The seven-man, five-woman jury hearing the case against Dr. Conrad Murray, who is charged with involuntary manslaughter for the pop superstar’s death from an overdose of the powerful anesthetic propofol.
Jurors got the day off Wednesday to allow attorneys time to prepare their final arguments after 22 days of testimony from 49 witnesses.
Just before the defense rested its case Tuesday morning, Murray told Los Angeles Superior Court Judge Michael E. Pastor outside the jury’s presence that he would not testify in his own defense.
The 58-year-old cardiologist faces up to four years in prison if convicted of the felony charge stemming from Jackson’s death at age 50 on June 25, 2009.
Prosecutors allege Murray gave the singer a fatal intravenous dose of propofol, then spent about 45 minutes on the phone or sending emails instead of monitoring him.
Jackson, who was in Los Angeles rehearsing for the “This Is It,” concert tour, died from acute propofol intoxication.
In his opening statement, lead defense attorney Edward Chernoff said the evidence would show Jackson self-administered a dose of propofol after Murray left the bedroom at Jackson’s rented Holmby Hills estate, which created a perfect storm and killed him instantly.
Murray told police he only left Jackson’s side for about two minutes to use the bathroom after giving the singer a 25-milligram dose of propofol that was slowly infused over three to five minutes beginning at about 10:40 a.m.
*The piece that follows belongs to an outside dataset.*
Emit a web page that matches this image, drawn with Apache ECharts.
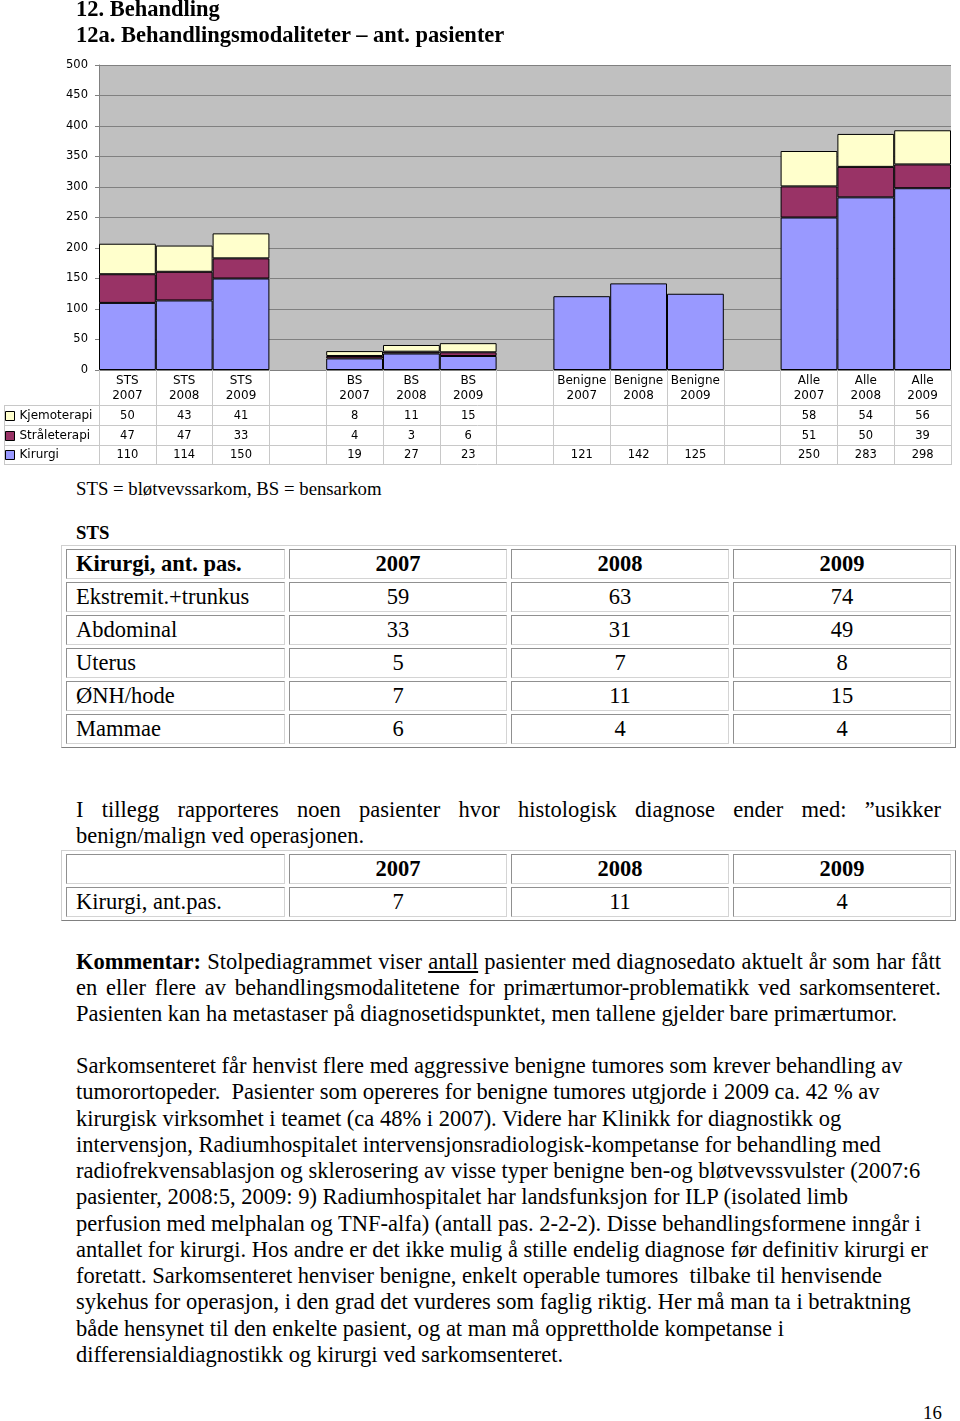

The prosecution presented telephone records showing telephone calls from Murray’s two cellular phones in the hours leading up to Jackson’s death.
The calls included a 32-minute call made from one of Murray’s cell phones to his Las Vegas office and an 11-minute call to Sade Anding, a Texas cocktail waitress who prosecutors believe was talking with Murray when he discovered Jackson was not breathing.
One of the prosecution’s key witnesses, Dr. Steven Shafer, told jurors during the trial that he believes Jackson died while being given a “drip” of propofol that ran until all 1,000 milligrams in the bottle had been infused into the singer. The prominent anesthesiologist also testified that Murray committed 17 “egregious” violations during his treatment of Jackson.
His counterpart on the defense, Dr. Paul White, told jurors that he believes Jackson self-administered a fatal dose of 25 milligrams of propofol between 11:30 a.m. and noon that day. He also agreed with the defense’s theory that the singer had given himself eight 2-milligram tablets of the sedative lorazepam in the hours leading up to his death.
While Murray did not testify, jurors heard his tape-recorded interview with Los Angeles police conducted two days after Jackson’s death.
During the interview at the Ritz-Carlton in Marina del Rey, Murray told detectives that the singer had pleaded with him to give him the medication he called “milk” so he could fall asleep and not have to cancel the day’s rehearsal.
Murray told police he had been administering 50-milligram doses of propofol to Jackson but was trying to wean him off the medication and only gave him 25 milligrams the day the entertainer died — in part because of other medications he had already given him.
Two other health care professionals testified that they refused Jackson’s request for intravenous sleep medication just over two months before his death.
Dr. Allan Metzger, who had periodically treated Jackson for years, told jurors that he explained to Jackson on April 18, 2009, that intravenous sleep medication was dangerous, life-threatening and should not be done outside a hospital.
Metzger, called to the stand by the defense, said he never gave Jackson propofol and that no amount of money would have convinced him to give the powerful anesthetic to the singer, who he said had issues with sleep for years.
Nurse practitioner Cherilyn Lee testified that Jackson asked her for Diprivan — a brand name for propofol — on April 19, 2009, one day after Metzger’s visit to the entertainer’s rented home.
She said she told him that it was not a medication to be used to treat insomnia and not safe to be used at home, but that Jackson told her that doctors have told him that it was safe as long as a physician monitored him while he slept.